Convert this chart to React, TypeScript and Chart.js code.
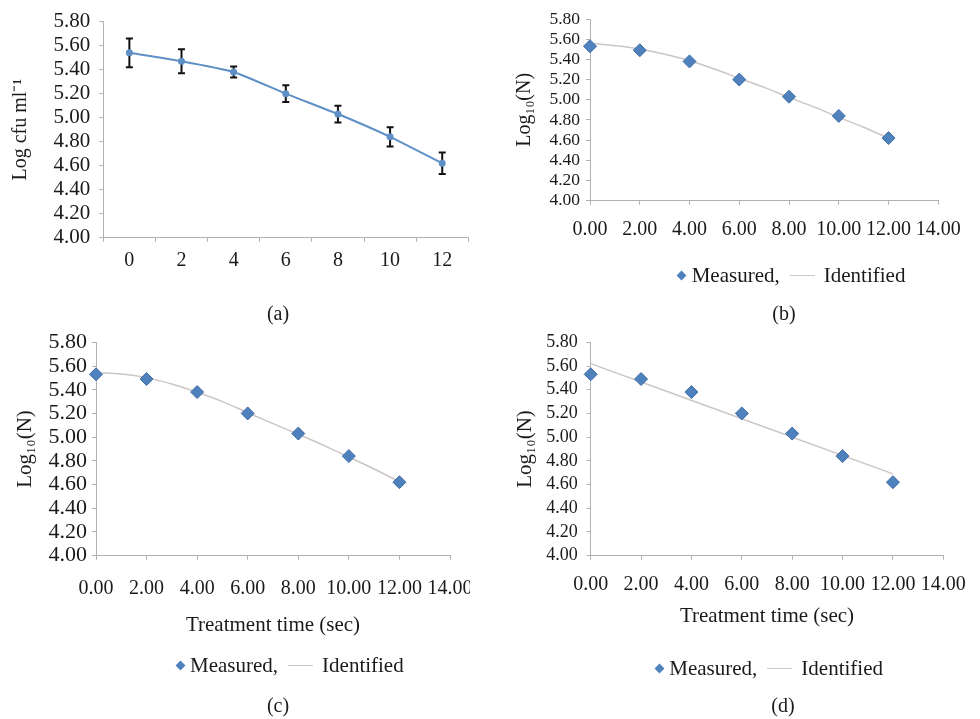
import React, { useEffect, useRef } from "react";
import { Chart, registerables } from "chart.js";

Chart.register(...registerables);

// ---------- data ----------
const timeCategories = ["0", "2", "4", "6", "8", "10", "12"];
const viableCounts = [5.54, 5.47, 5.38, 5.2, 5.03, 4.84, 4.62];
const viableErrors = [0.12, 0.1, 0.045, 0.07, 0.07, 0.08, 0.09];

const measuredTimes = [0, 2, 4, 6, 8, 10, 12];
const measuredLogN = [5.53, 5.49, 5.38, 5.2, 5.03, 4.84, 4.62];

const curveTimes = [0, 1, 2, 3, 4, 5, 6, 7, 8, 9, 10, 11, 12];
const identifiedB = [5.56, 5.536, 5.503, 5.45, 5.387, 5.305, 5.213, 5.123, 5.024, 4.929, 4.826, 4.727, 4.619];
const identifiedC = [5.544, 5.533, 5.502, 5.448, 5.378, 5.3, 5.206, 5.114, 5.024, 4.931, 4.832, 4.731, 4.624];

const lineTimesD = [0, 12];
const identifiedD = [5.62, 4.69];

const yMin = 4;
const yMax = 5.8;
const yStep = 0.2;
const xMin = 0;
const xMax = 14;
const xStep = 2;

const panelLabels = ["(a)", "(b)", "(c)", "(d)"];
const yTitleA = "Log cfu ml\u207B\u00B9";
const yTitleN = "Log\u2081\u2080(N)";
const xTitle = "Treatment time (sec)";
const legendMeasured = "Measured,";
const legendIdentified = "Identified";

// ---------- styles ----------
const FONT = '"Liberation Serif", "Times New Roman", Times, serif';
const TEXT = "#1a1a1a";
const AXIS = "#b2b2b2";
const BLUE = "#4f81bd";
const BLUE_LINE = "#5e8fc6";
const FIT = "#cdc5c5";

type AnyObj = Record<string, any>;

function yAxis(o: { width: number; size: number; pad: number; title: string; titleSize: number; titlePad: number }): AnyObj {
  return {
    type: "linear",
    min: yMin,
    max: yMax,
    ticks: {
      stepSize: yStep,
      autoSkip: false,
      callback: (v: any) => Number(v).toFixed(2),
      font: { family: FONT, size: o.size },
      color: TEXT,
      padding: o.pad,
    },
    grid: { drawOnChartArea: false, drawTicks: true, tickLength: 4, color: AXIS },
    border: { color: AXIS, width: 1 },
    title: {
      display: true,
      text: o.title,
      font: { family: FONT, size: o.titleSize },
      color: TEXT,
      padding: { top: o.titlePad, bottom: 0 },
    },
    afterFit: (s: any) => {
      s.width = o.width;
    },
  };
}

function xLinear(o: { height: number; size: number; pad: number; title?: string; titlePad?: number }): AnyObj {
  return {
    type: "linear",
    min: xMin,
    max: xMax,
    ticks: {
      stepSize: xStep,
      callback: (v: any) => Number(v).toFixed(2),
      font: { family: FONT, size: o.size },
      color: TEXT,
      padding: o.pad,
      maxRotation: 0,
      autoSkip: false,
    },
    grid: { drawOnChartArea: false, drawTicks: true, tickLength: 4, color: AXIS },
    border: { color: AXIS, width: 1 },
    title: o.title
      ? {
          display: true,
          text: o.title,
          font: { family: FONT, size: 21 },
          color: TEXT,
          padding: { top: 0, bottom: o.titlePad ?? 0 },
        }
      : { display: false },
    afterFit: (s: any) => {
      s.height = o.height;
    },
  };
}

const errorBarPlugin = {
  id: "errorBars",
  beforeDatasetsDraw(chart: any) {
    const meta = chart.getDatasetMeta(0);
    const ys = chart.scales.y;
    const ctx = chart.ctx;
    ctx.save();
    ctx.strokeStyle = "#111111";
    ctx.lineWidth = 2;
    meta.data.forEach((pt: any, i: number) => {
      const v = viableCounts[i];
      const e = viableErrors[i];
      const top = ys.getPixelForValue(v + e);
      const bot = ys.getPixelForValue(v - e);
      const x = pt.x;
      ctx.beginPath();
      ctx.moveTo(x, top);
      ctx.lineTo(x, bot);
      ctx.moveTo(x - 3.5, top);
      ctx.lineTo(x + 3.5, top);
      ctx.moveTo(x - 3.5, bot);
      ctx.lineTo(x + 3.5, bot);
      ctx.stroke();
    });
    ctx.restore();
  },
};

function measuredDataset(): AnyObj {
  return {
    label: legendMeasured,
    data: measuredTimes.map((t, i) => ({ x: t, y: measuredLogN[i] })),
    pointStyle: "rectRot",
    pointRadius: 6.5,
    backgroundColor: BLUE,
    borderColor: "#3d6da8",
    borderWidth: 1,
    showLine: false,
    clip: false,
  };
}

function fitDataset(xs: number[], ys: number[]): AnyObj {
  return {
    label: legendIdentified,
    data: xs.map((t, i) => ({ x: t, y: ys[i] })),
    showLine: true,
    pointRadius: 0,
    borderColor: FIT,
    borderWidth: 1.5,
    cubicInterpolationMode: "monotone",
    fill: false,
    clip: false,
  };
}

function baseOptions(padding: AnyObj, scales: AnyObj): AnyObj {
  return {
    responsive: false,
    animation: false,
    devicePixelRatio: 1,
    layout: { padding },
    plugins: { legend: { display: false }, tooltip: { enabled: false } },
    scales,
  };
}

function configA(): AnyObj {
  return {
    type: "line",
    data: {
      labels: timeCategories,
      datasets: [
        {
          label: "Log cfu",
          data: viableCounts,
          borderColor: BLUE_LINE,
          backgroundColor: BLUE_LINE,
          borderWidth: 2,
          pointRadius: 2.5,
          pointStyle: "circle",
          tension: 0.15,
          fill: false,
          clip: false,
        },
      ],
    },
    options: baseOptions(
      { top: 19, right: 21.7, left: 0, bottom: 0 },
      {
        x: {
          type: "category",
          offset: true,
          grid: { offset: true, drawOnChartArea: false, drawTicks: true, tickLength: 4, color: AXIS },
          border: { color: AXIS, width: 1 },
          ticks: { font: { family: FONT, size: 20 }, color: TEXT, padding: 7, maxRotation: 0, autoSkip: false },
          afterFit: (s: any) => {
            s.height = 52.3;
          },
        },
        y: yAxis({ width: 103.3, size: 21, pad: 9, title: yTitleA, titleSize: 20, titlePad: 9 }),
      }
    ),
    plugins: [errorBarPlugin],
  };
}

function configB(): AnyObj {
  return {
    type: "scatter",
    data: { datasets: [measuredDataset(), fitDataset(curveTimes, identifiedB)] },
    options: baseOptions(
      { top: 19, right: 41.7, left: 0, bottom: 39.3 },
      {
        x: xLinear({ height: 50, size: 20, pad: 13 }),
        y: yAxis({ width: 100, size: 17.5, pad: 6, title: yTitleN, titleSize: 20, titlePad: 23 }),
      }
    ),
  };
}

function configC(): AnyObj {
  return {
    type: "scatter",
    data: { datasets: [measuredDataset(), fitDataset(curveTimes, identifiedC)] },
    options: baseOptions(
      { top: 42.3, right: 40, left: 0, bottom: 73.3 },
      {
        x: xLinear({ height: 90, size: 20, pad: 17, title: xTitle, titlePad: 8 }),
        y: yAxis({ width: 96, size: 22, pad: 5, title: yTitleN, titleSize: 21, titlePad: 13 }),
      }
    ),
  };
}

function configD(): AnyObj {
  return {
    type: "scatter",
    data: { datasets: [measuredDataset(), fitDataset(lineTimesD, identifiedD)] },
    options: baseOptions(
      { top: 42.3, right: 36.7, left: 0, bottom: 73.3 },
      {
        x: xLinear({ height: 90, size: 20, pad: 13, title: xTitle, titlePad: 17 }),
        y: yAxis({ width: 100.7, size: 18, pad: 9, title: yTitleN, titleSize: 21, titlePad: 23 }),
      }
    ),
  };
}

function ChartBox(props: { left: number; top: number; width: number; height: number; clip?: number; config: () => AnyObj }) {
  const ref = useRef<HTMLCanvasElement | null>(null);
  useEffect(() => {
    if (!ref.current) return;
    const chart = new Chart(ref.current, props.config() as any);
    return () => chart.destroy();
  }, []);
  const { left, top, width, height, clip } = props;
  return (
    <div style={{ position: "absolute", left, top, width: clip ?? width, height, overflow: "hidden" }}>
      <canvas ref={ref} width={width} height={height} style={{ width, height, display: "block" }} />
    </div>
  );
}

function Label(props: { x: number; y: number; text: string }) {
  return (
    <div
      style={{
        position: "absolute",
        left: props.x,
        top: props.y - 12,
        transform: "translateX(-50%)",
        fontFamily: FONT,
        fontSize: 20,
        lineHeight: "24px",
        color: TEXT,
        whiteSpace: "nowrap",
      }}
    >
      {props.text}
    </div>
  );
}

function Legend(props: { x: number; y: number }) {
  return (
    <div
      style={{
        position: "absolute",
        left: props.x,
        top: props.y - 13,
        height: 26,
        display: "flex",
        alignItems: "center",
        fontFamily: FONT,
        fontSize: 21,
        lineHeight: "26px",
        color: TEXT,
        whiteSpace: "nowrap",
      }}
    >
      <span style={{ width: 10, height: 10, display: "inline-flex", alignItems: "center", justifyContent: "center", marginRight: 5 }}>
        <span style={{ width: 7, height: 7, background: BLUE, transform: "rotate(45deg)", display: "block" }} />
      </span>
      <span>{legendMeasured}</span>
      <span style={{ width: 25, height: 0, borderTop: "1px solid #c9c9c9", marginLeft: 10, marginRight: 9, display: "block" }} />
      <span>{legendIdentified}</span>
    </div>
  );
}

export default function App() {
  return (
    <div style={{ position: "absolute", left: 0, top: 0, width: 980, height: 719, background: "#ffffff", overflow: "hidden" }}>
      <ChartBox left={0} top={0} width={490} height={290} config={configA} />
      <ChartBox left={490} top={0} width={490} height={290} config={configB} />
      <ChartBox left={0} top={300} width={490} height={419} clip={470} config={configC} />
      <ChartBox left={490} top={300} width={490} height={419} config={configD} />
      <Legend x={676.7} y={275} />
      <Legend x={175} y={665} />
      <Legend x={654.3} y={668} />
      <Label x={278} y={313} text={panelLabels[0]} />
      <Label x={784} y={313} text={panelLabels[1]} />
      <Label x={278} y={705} text={panelLabels[2]} />
      <Label x={783} y={705} text={panelLabels[3]} />
    </div>
  );
}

# Instructions for the task
Pictures are excluded; extract exactly the lines from the start of the data through the line that holds "type AnyObj = Record<string, any>;", both ends included.

# Written answer
Convert this chart to React, TypeScript and Chart.js code.
import React, { useEffect, useRef } from "react";
import { Chart, registerables } from "chart.js";

Chart.register(...registerables);

// ---------- data ----------
const timeCategories = ["0", "2", "4", "6", "8", "10", "12"];
const viableCounts = [5.54, 5.47, 5.38, 5.2, 5.03, 4.84, 4.62];
const viableErrors = [0.12, 0.1, 0.045, 0.07, 0.07, 0.08, 0.09];

const measuredTimes = [0, 2, 4, 6, 8, 10, 12];
const measuredLogN = [5.53, 5.49, 5.38, 5.2, 5.03, 4.84, 4.62];

const curveTimes = [0, 1, 2, 3, 4, 5, 6, 7, 8, 9, 10, 11, 12];
const identifiedB = [5.56, 5.536, 5.503, 5.45, 5.387, 5.305, 5.213, 5.123, 5.024, 4.929, 4.826, 4.727, 4.619];
const identifiedC = [5.544, 5.533, 5.502, 5.448, 5.378, 5.3, 5.206, 5.114, 5.024, 4.931, 4.832, 4.731, 4.624];

const lineTimesD = [0, 12];
const identifiedD = [5.62, 4.69];

const yMin = 4;
const yMax = 5.8;
const yStep = 0.2;
const xMin = 0;
const xMax = 14;
const xStep = 2;

const panelLabels = ["(a)", "(b)", "(c)", "(d)"];
const yTitleA = "Log cfu ml\u207B\u00B9";
const yTitleN = "Log\u2081\u2080(N)";
const xTitle = "Treatment time (sec)";
const legendMeasured = "Measured,";
const legendIdentified = "Identified";

// ---------- styles ----------
const FONT = '"Liberation Serif", "Times New Roman", Times, serif';
const TEXT = "#1a1a1a";
const AXIS = "#b2b2b2";
const BLUE = "#4f81bd";
const BLUE_LINE = "#5e8fc6";
const FIT = "#cdc5c5";

type AnyObj = Record<string, any>;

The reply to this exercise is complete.